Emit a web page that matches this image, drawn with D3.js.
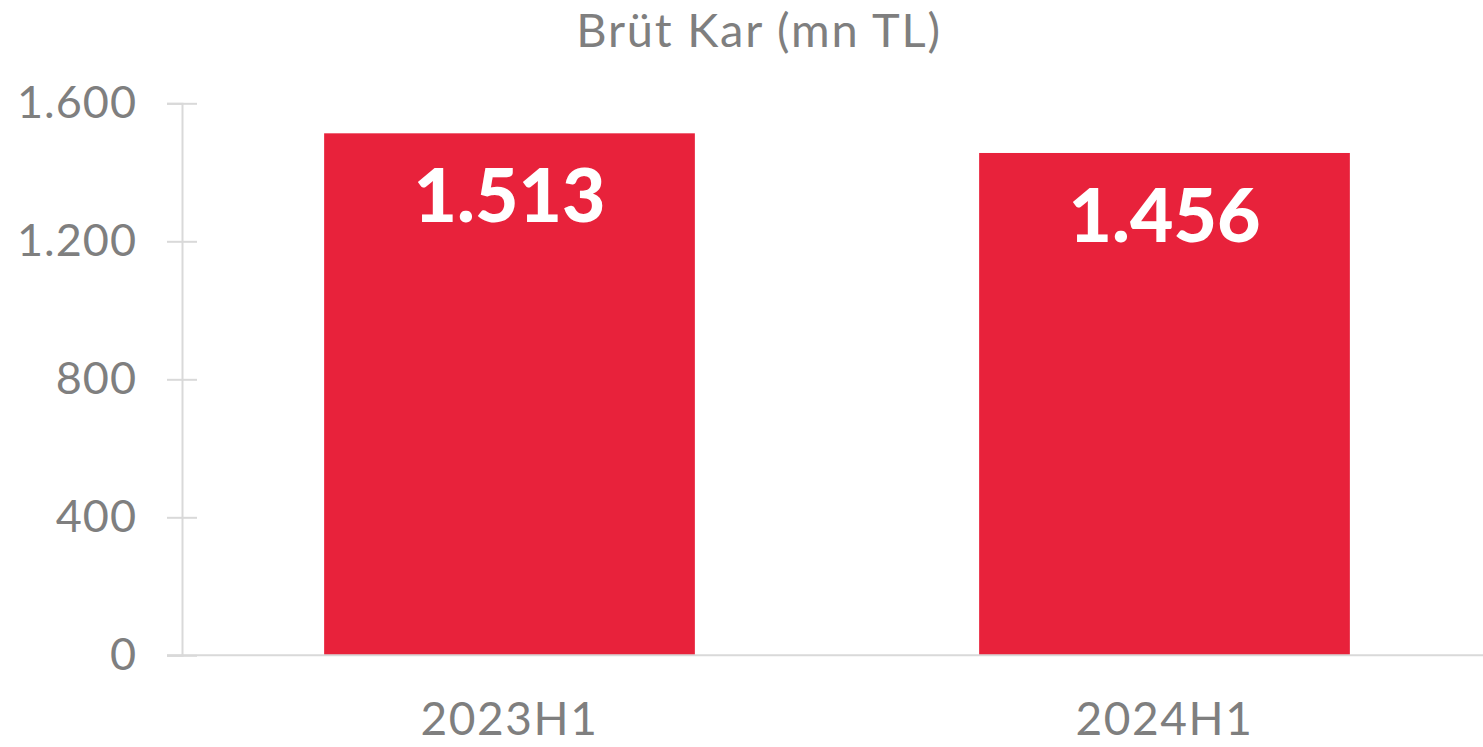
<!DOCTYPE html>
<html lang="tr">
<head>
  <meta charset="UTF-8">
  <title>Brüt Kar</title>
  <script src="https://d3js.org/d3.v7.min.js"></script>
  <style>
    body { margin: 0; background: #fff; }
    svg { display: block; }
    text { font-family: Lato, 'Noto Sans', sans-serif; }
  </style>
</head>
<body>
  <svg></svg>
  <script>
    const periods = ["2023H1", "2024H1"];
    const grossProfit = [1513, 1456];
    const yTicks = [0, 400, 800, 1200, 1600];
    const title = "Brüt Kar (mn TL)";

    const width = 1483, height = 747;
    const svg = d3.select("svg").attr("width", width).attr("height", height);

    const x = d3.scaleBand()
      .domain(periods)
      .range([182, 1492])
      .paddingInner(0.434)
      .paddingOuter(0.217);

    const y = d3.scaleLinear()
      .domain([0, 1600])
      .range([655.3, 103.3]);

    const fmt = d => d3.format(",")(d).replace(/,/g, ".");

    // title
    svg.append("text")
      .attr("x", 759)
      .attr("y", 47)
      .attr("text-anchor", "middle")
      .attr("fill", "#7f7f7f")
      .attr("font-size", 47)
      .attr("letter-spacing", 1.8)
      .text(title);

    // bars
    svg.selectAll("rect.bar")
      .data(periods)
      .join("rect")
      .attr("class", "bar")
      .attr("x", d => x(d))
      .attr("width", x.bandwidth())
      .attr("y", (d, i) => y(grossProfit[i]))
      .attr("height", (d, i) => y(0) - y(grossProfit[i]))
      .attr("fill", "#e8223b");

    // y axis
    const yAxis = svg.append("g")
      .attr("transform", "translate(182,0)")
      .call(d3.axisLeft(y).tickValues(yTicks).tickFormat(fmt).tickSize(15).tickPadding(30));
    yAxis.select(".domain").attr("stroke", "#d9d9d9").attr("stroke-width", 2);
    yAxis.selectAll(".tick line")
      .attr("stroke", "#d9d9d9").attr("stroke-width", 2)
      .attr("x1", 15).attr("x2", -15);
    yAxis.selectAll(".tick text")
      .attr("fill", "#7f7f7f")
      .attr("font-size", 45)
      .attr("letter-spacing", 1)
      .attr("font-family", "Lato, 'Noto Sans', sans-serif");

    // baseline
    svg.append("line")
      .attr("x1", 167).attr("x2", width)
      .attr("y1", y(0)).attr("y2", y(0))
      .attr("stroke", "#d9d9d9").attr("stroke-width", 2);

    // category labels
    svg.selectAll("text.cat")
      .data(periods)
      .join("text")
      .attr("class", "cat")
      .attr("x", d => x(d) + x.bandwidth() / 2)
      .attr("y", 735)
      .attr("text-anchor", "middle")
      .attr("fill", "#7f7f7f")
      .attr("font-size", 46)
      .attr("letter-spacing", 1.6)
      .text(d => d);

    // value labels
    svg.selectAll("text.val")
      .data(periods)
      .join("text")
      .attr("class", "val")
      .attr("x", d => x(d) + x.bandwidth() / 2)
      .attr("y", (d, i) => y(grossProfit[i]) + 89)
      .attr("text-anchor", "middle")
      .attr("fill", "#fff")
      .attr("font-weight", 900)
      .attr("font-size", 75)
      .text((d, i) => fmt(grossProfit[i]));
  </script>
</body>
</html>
--------------------------------
- **What is expected**
Repeat the data exactly, excluding the pictures.

- **Solution to this exercise**
Emit a web page that matches this image, drawn with D3.js.
<!DOCTYPE html>
<html lang="tr">
<head>
  <meta charset="UTF-8">
  <title>Brüt Kar</title>
  <script src="https://d3js.org/d3.v7.min.js"></script>
  <style>
    body { margin: 0; background: #fff; }
    svg { display: block; }
    text { font-family: Lato, 'Noto Sans', sans-serif; }
  </style>
</head>
<body>
  <svg></svg>
  <script>
    const periods = ["2023H1", "2024H1"];
    const grossProfit = [1513, 1456];
    const yTicks = [0, 400, 800, 1200, 1600];
    const title = "Brüt Kar (mn TL)";

    const width = 1483, height = 747;
    const svg = d3.select("svg").attr("width", width).attr("height", height);

    const x = d3.scaleBand()
      .domain(periods)
      .range([182, 1492])
      .paddingInner(0.434)
      .paddingOuter(0.217);

    const y = d3.scaleLinear()
      .domain([0, 1600])
      .range([655.3, 103.3]);

    const fmt = d => d3.format(",")(d).replace(/,/g, ".");

    // title
    svg.append("text")
      .attr("x", 759)
      .attr("y", 47)
      .attr("text-anchor", "middle")
      .attr("fill", "#7f7f7f")
      .attr("font-size", 47)
      .attr("letter-spacing", 1.8)
      .text(title);

    // bars
    svg.selectAll("rect.bar")
      .data(periods)
      .join("rect")
      .attr("class", "bar")
      .attr("x", d => x(d))
      .attr("width", x.bandwidth())
      .attr("y", (d, i) => y(grossProfit[i]))
      .attr("height", (d, i) => y(0) - y(grossProfit[i]))
      .attr("fill", "#e8223b");

    // y axis
    const yAxis = svg.append("g")
      .attr("transform", "translate(182,0)")
      .call(d3.axisLeft(y).tickValues(yTicks).tickFormat(fmt).tickSize(15).tickPadding(30));
    yAxis.select(".domain").attr("stroke", "#d9d9d9").attr("stroke-width", 2);
    yAxis.selectAll(".tick line")
      .attr("stroke", "#d9d9d9").attr("stroke-width", 2)
      .attr("x1", 15).attr("x2", -15);
    yAxis.selectAll(".tick text")
      .attr("fill", "#7f7f7f")
      .attr("font-size", 45)
      .attr("letter-spacing", 1)
      .attr("font-family", "Lato, 'Noto Sans', sans-serif");

    // baseline
    svg.append("line")
      .attr("x1", 167).attr("x2", width)
      .attr("y1", y(0)).attr("y2", y(0))
      .attr("stroke", "#d9d9d9").attr("stroke-width", 2);

    // category labels
    svg.selectAll("text.cat")
      .data(periods)
      .join("text")
      .attr("class", "cat")
      .attr("x", d => x(d) + x.bandwidth() / 2)
      .attr("y", 735)
      .attr("text-anchor", "middle")
      .attr("fill", "#7f7f7f")
      .attr("font-size", 46)
      .attr("letter-spacing", 1.6)
      .text(d => d);

    // value labels
    svg.selectAll("text.val")
      .data(periods)
      .join("text")
      .attr("class", "val")
      .attr("x", d => x(d) + x.bandwidth() / 2)
      .attr("y", (d, i) => y(grossProfit[i]) + 89)
      .attr("text-anchor", "middle")
      .attr("fill", "#fff")
      .attr("font-weight", 900)
      .attr("font-size", 75)
      .text((d, i) => fmt(grossProfit[i]));
  </script>
</body>
</html>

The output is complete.